En 2017, le jour anniversaire de sa capture, par un bel après-midi de juin, je me suis rendu en Eure et Loir, sur les lieux où il été fait prisonnier. Je me suis placé au point qui servait de poste de commandement français, j’ai fait la tournée des villages et des cimetières. J’ai trouvé une plaque sur l’église de Saint-Sauveur, rendant hommage aux morts de la bataille. Ils ont été inhumés provisoirement dans le petit cimetière attenant. Ailleurs, rien. Oubli total. J’ai pris la petite route sur laquelle mon père a été ramené depuis le milieu du champ où il était caché sous un amoncellement de foin qui séchait au soleil. J’ai imaginé approximativement le champ, pas loin du petit bois, qui existe encore, où il avait projeté de mieux se cacher. « Quand ça te pète au cul et que tu n’as plus rien, l’instinct grégaire l’emporte et tu cherches à sauver ta peau », mais il pensait bien qu’il aurait quand même été capturé, tant les Allemands ratissaient la zone.
Après, ce sera pour les KG, une longue marche et un déplacement dans le Nord puis le départ en Allemagne.
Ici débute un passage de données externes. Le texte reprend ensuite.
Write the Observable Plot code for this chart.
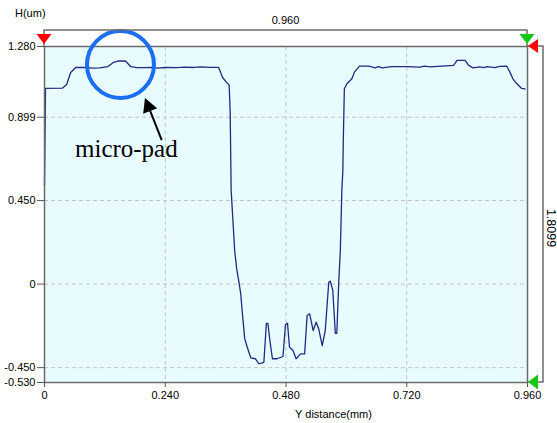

Il se retrouvera, très loin à l’est, en Tchécoslovaquie, dans le territoire des Sudètes. La suite, ce n’est pas La vache et le Prisonnier, mais mon père s’est débrouillé pour aller travailler dans une ferme. Il en parlera toujours avec une certaine nostalgie, teintée d’un humour de circonstance, en raison du système D à la française qui était en usage, même dans ces circonstances. Les Russes le libèrent en 1945, il en gardera un mauvais souvenir, comme tous ceux qui les ont croisés. Il a la bonne idée de changer de colonne de tri des hommes pour passer côté américain. Ils n’ont pas toujours été sympas avec nous, mais on était sûr de repartir chez nous, vers l’ouest, disait-il toujours.
Au récit de la guerre et de la captivité, j’ai ajouté une série d’annexes : l’historique des unités au sein desquelles il a combattu, une analyse personnelle des causes de la défaite de 1940, la chronologie des événements, des photos et une liste de PG avec des noms et des points d’interrogation. Je n’ai pas eu la chance d’être contacté par une personne ayant reconnu un membre de sa famille.
Ce site est celui qui a le plus de lecteurs. Des questions fréquentes m’y sont posées pour savoir comment retrouver le passé d’un prisonnier qui a été taiseux. On veut savoir. Ou encore des précisions sur les unités militaires qui ont combattu en Eure et Loir et l’emblématique 15ème régiment d’infanterie alpine d’Albi.